— start of Source material —

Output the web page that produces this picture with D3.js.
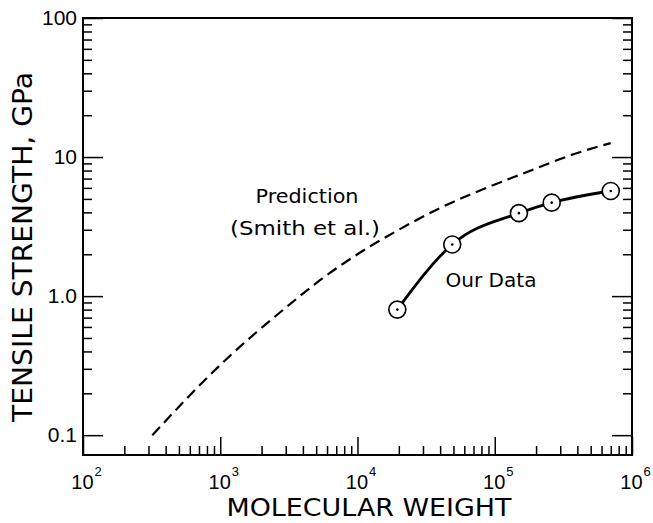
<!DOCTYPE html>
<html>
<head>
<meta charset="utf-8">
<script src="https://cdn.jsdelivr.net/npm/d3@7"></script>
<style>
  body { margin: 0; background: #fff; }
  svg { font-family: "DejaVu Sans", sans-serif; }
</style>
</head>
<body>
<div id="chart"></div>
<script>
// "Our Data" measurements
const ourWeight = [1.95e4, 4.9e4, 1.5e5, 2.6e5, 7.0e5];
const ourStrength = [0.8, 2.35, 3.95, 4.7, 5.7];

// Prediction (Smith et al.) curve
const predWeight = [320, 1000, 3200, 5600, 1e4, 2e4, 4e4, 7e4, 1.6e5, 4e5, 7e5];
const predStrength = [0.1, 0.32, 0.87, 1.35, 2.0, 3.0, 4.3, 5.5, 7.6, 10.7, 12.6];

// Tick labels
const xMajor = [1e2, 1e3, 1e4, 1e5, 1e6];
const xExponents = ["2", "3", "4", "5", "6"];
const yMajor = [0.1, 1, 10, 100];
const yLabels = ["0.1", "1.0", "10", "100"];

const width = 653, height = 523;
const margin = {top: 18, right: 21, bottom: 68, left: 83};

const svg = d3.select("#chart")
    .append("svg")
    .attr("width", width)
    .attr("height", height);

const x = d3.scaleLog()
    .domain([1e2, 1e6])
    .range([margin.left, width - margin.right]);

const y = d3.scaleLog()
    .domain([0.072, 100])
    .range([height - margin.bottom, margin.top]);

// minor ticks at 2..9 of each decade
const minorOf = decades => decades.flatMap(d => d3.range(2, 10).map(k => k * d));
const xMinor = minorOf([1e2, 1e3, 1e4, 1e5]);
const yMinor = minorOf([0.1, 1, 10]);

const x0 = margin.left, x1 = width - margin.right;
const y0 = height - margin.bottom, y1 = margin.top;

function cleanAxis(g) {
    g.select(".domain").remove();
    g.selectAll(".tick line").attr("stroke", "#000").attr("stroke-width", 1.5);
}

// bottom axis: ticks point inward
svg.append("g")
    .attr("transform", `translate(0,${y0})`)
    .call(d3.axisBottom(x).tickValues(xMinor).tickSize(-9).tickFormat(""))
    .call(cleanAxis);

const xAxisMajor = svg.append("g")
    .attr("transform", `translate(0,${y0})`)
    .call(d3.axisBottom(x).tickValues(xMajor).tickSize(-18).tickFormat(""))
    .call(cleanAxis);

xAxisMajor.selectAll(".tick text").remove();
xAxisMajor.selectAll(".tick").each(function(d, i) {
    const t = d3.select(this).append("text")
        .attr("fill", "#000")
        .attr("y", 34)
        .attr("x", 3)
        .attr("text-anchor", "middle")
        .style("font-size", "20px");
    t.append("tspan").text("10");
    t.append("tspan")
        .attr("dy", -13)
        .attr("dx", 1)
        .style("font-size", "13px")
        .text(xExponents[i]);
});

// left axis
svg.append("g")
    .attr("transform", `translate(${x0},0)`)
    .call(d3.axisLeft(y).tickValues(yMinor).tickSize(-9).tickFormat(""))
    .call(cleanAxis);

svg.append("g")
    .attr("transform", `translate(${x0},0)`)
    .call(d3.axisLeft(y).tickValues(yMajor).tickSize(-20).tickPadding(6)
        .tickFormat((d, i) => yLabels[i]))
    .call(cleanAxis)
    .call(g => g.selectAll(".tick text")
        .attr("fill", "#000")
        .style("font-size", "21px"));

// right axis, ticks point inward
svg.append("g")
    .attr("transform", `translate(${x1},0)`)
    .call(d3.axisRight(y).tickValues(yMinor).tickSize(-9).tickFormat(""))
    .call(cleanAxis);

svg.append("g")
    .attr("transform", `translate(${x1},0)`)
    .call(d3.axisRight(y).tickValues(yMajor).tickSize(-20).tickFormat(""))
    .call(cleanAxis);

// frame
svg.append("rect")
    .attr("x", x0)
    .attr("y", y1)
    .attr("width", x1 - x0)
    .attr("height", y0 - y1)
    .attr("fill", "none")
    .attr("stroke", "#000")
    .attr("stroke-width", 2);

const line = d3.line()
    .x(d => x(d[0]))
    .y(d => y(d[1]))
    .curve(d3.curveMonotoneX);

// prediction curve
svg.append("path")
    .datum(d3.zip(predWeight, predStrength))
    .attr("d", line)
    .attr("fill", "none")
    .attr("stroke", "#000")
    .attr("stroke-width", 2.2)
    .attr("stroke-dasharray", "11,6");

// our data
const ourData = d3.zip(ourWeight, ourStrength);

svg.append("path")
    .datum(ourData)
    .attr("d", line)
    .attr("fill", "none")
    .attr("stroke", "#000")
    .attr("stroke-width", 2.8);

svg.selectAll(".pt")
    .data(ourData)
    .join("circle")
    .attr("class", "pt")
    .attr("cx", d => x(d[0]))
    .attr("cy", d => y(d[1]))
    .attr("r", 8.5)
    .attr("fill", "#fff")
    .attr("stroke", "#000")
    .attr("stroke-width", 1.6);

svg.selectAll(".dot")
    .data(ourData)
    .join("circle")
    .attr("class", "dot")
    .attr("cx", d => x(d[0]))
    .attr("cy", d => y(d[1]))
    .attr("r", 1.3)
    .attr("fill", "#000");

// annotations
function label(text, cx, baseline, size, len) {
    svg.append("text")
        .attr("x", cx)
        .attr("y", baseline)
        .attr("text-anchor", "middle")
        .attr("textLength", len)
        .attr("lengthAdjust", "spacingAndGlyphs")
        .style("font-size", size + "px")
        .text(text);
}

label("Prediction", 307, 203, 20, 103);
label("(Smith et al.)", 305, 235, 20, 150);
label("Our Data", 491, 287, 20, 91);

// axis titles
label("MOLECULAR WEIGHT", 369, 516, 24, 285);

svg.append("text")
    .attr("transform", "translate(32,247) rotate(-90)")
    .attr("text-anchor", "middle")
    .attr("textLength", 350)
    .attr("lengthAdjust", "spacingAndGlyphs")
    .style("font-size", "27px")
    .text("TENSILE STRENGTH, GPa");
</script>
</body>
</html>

— end of Source material —
— start of Source material —

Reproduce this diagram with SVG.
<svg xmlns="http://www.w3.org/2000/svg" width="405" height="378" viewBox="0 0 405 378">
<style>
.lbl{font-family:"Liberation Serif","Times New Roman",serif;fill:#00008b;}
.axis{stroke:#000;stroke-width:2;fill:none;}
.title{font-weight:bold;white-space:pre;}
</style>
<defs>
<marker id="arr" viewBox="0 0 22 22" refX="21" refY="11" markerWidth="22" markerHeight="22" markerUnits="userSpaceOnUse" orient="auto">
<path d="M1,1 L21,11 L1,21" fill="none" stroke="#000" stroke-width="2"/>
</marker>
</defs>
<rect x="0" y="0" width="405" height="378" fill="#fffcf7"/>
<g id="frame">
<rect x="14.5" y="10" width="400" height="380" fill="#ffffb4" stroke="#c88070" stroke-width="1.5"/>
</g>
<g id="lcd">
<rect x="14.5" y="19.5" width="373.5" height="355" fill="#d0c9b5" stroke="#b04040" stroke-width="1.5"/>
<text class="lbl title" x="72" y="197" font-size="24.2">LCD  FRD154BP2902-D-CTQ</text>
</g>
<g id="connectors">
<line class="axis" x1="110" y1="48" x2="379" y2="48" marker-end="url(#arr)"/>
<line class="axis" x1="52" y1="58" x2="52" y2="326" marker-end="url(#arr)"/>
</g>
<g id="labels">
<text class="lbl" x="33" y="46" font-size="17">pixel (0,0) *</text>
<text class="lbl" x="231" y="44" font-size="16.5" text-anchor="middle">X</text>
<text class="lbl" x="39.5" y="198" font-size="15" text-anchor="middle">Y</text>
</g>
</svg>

— end of Source material —
— start of Source material —

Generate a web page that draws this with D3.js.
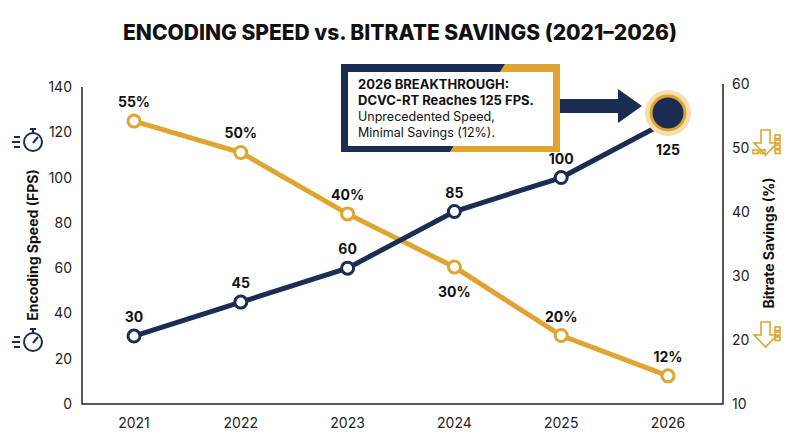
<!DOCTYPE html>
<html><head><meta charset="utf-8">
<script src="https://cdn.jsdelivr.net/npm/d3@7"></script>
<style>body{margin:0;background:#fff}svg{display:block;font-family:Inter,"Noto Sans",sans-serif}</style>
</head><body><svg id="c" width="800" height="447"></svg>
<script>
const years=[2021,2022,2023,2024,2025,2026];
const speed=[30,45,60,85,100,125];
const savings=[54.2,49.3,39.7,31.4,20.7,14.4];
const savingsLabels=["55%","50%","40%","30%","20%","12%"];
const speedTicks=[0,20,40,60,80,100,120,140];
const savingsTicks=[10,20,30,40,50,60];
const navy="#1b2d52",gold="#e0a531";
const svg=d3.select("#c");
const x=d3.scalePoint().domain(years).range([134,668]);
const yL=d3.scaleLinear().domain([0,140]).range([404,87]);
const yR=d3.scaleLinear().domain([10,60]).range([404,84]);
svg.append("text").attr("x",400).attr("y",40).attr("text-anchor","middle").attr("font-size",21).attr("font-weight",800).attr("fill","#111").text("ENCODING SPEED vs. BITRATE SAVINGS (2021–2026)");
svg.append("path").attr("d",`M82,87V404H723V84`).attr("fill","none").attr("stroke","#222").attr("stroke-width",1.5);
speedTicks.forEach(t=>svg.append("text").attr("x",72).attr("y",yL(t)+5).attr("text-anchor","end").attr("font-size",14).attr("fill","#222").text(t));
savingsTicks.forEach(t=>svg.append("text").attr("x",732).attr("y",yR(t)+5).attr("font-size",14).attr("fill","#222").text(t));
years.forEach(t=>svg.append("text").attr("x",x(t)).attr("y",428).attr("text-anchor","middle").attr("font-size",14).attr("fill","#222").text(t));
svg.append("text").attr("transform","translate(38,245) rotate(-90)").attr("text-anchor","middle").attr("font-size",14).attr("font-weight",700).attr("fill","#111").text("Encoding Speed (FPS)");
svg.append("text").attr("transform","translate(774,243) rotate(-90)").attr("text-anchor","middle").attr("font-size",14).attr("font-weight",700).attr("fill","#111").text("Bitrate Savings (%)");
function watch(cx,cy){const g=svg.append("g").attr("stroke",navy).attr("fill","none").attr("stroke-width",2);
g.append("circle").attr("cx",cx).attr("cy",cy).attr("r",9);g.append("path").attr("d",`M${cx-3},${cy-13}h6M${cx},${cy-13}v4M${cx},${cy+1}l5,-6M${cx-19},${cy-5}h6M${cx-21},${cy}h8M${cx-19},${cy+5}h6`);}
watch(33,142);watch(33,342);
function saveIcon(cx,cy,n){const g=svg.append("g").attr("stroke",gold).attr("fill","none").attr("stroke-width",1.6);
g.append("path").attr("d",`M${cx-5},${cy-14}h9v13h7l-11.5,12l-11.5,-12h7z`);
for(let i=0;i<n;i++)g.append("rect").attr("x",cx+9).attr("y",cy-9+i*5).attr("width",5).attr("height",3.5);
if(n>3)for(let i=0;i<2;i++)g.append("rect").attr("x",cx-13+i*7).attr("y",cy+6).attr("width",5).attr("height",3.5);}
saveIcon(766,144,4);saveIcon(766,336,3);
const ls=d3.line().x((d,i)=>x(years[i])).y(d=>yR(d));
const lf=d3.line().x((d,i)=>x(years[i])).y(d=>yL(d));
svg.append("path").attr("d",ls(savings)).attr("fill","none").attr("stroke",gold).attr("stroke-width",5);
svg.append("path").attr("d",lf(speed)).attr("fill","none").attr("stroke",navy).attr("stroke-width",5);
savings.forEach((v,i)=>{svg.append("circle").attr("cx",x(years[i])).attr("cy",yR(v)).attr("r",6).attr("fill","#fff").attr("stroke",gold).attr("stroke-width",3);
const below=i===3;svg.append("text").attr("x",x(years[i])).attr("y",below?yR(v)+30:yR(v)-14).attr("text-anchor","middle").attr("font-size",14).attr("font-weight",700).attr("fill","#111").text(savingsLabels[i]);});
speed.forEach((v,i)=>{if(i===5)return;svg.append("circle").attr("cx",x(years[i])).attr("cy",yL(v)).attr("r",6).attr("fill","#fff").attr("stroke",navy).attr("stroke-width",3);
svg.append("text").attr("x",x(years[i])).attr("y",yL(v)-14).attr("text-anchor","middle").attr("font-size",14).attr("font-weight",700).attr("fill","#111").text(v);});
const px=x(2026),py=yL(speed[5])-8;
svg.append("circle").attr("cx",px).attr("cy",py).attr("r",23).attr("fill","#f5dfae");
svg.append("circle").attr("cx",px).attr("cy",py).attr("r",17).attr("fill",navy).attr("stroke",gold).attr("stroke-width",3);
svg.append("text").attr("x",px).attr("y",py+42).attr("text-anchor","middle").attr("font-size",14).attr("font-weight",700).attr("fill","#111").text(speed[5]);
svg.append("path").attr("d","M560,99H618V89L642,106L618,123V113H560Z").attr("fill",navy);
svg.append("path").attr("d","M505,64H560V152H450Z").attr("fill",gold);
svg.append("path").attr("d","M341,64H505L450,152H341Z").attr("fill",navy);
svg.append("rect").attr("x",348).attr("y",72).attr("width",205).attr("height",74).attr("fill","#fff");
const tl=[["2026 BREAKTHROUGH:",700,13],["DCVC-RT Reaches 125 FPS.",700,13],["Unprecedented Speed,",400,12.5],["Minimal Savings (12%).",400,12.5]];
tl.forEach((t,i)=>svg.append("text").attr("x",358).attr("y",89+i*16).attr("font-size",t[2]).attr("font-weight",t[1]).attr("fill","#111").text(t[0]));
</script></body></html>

— end of Source material —

Your goal: What's needed is an exact copy of the records above from the line containing "Output the web" down to the line containing "const ourStrength = [0.8, 2.35, 3.95, 4.7, 5.7];", both included, without any pictures.

Exercise output:
Output the web page that produces this picture with D3.js.
<!DOCTYPE html>
<html>
<head>
<meta charset="utf-8">
<script src="https://cdn.jsdelivr.net/npm/d3@7"></script>
<style>
  body { margin: 0; background: #fff; }
  svg { font-family: "DejaVu Sans", sans-serif; }
</style>
</head>
<body>
<div id="chart"></div>
<script>
// "Our Data" measurements
const ourWeight = [1.95e4, 4.9e4, 1.5e5, 2.6e5, 7.0e5];
const ourStrength = [0.8, 2.35, 3.95, 4.7, 5.7];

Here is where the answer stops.